So this is what it feels like to be paralyzed.
I have dreams, goals, desires, and needs to be met and yet nothing is moving towards what I want. In fact nothing is moving at all, that is the problem. I have become so worried about making decisions...making the wrong decisions....I am not making any at all.
I know all of these people that are getting married and settling down and it looks so easy and practical. They have a path, they have direction, and most importantly they have someone there by their side whenever the road gets tough.
I have created a world for myself where I walk alone. I feel that if I let myself get close to someone again I will inevitably be right back to where I was a few years ago.....molding my life around another person.

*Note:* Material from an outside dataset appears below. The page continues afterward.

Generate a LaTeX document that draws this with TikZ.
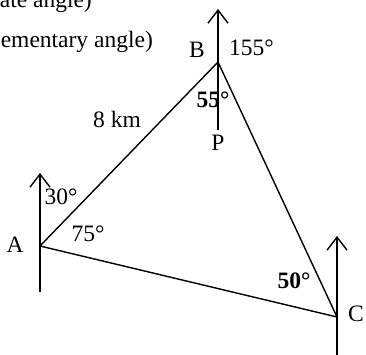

So what do I do? All of the decisions we make are only based on where we are at during that point in time. Beliefs...desires....outlooks on the world are as constant as the breeze. The decisions I make for myself today are eventually going to impact me far into the future....effect a person that I have yet to become. How do you make decisions for someone you don't even know...a person that does not even exist?
I have made decisions in the past that I do regret. I know they say everything in life leads you to where you are supposed to be but I refuse to beleive that certain people are meant to be homeless or abused or dead at a young age. All of these things happen because of decisions. A decision to drop out of school, a decision to forgive and forget, a decision to race a friend to school.
People make wrong decisions. They make them all the time. Life is so precarious...one false step could mean the difference between life long happiness and eternal regret.
Fortunately the one thing I can say for sure is that the idleness of complacentcy is a sure path away from happiness. A decision is overdue - no more time left for doubt.